Certains courants de pensée, dont celui du réalisme, se basent sur l'existence et la pratique de la coutume en France.

B. La vision de la coutume à travers le prisme du réalisme

Le réalisme juridique a pris naissance aux États-Unis, il y a plus d'un siècle. Il s'agit d'un courant de pensée qui se veut comme définissant le droit « réel », c'est-à-dire tel qu'il est vraiment, en dehors de toute influence philosophique, politique ou morale. Le droit et les coutumes ne doivent pas être compris en dehors de leur application. L'accent est porté sur ce qui existe à l'instant existant et non sur ce que le droit devrait être.

Oliver Wendell Holmes (1841-1935) résume parfaitement cette approche lorsqu'il écrit que « la vie du droit ne réside pas dans la logique ; elle tient dans l'expérience ». Et comme l'expérience, les coutumes peuvent évoluer en fonction des différentes préoccupations de la société : égalité femmes-hommes, écologie, pratiques des services publics français, etc.

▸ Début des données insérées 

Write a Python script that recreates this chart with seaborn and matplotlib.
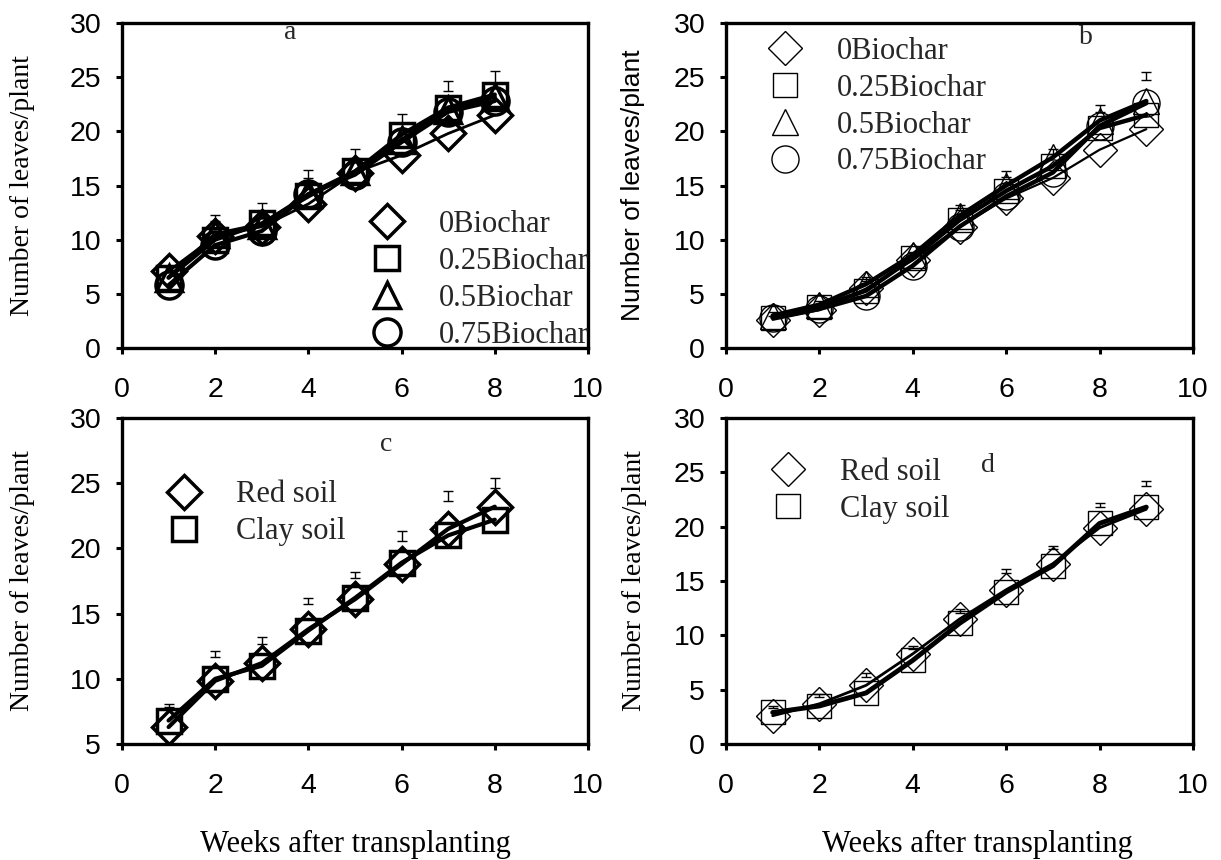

Cependant, nous pouvons reprocher à la coutume de ne pas résulter d'un choix mûrement réfléchi et rationnel. La coutume est imprécise et ne répond pas à des situations nouvelles ou exceptionnelles, ce qui explique que malgré la constatation de l'existence effective de telles coutumes en droit français, cette dernière ne s'applique que d'une façon seconde. Elle ne se suffit pas à elle-même en tant que norme juridique. C'est une source minoritaire du droit.

Aujourd'hui, la coutume est en train de disparaître peu à peu, puisqu'elle n'a de valeur que s'il n'existe pas de loi contraire à celle-ci et que l'ordre juridique s'étoffe chaque jour de nouvelles législations. Dans la hiérarchie des normes, cette dernière prend sa force à travers la loi et non à travers sa seule existence.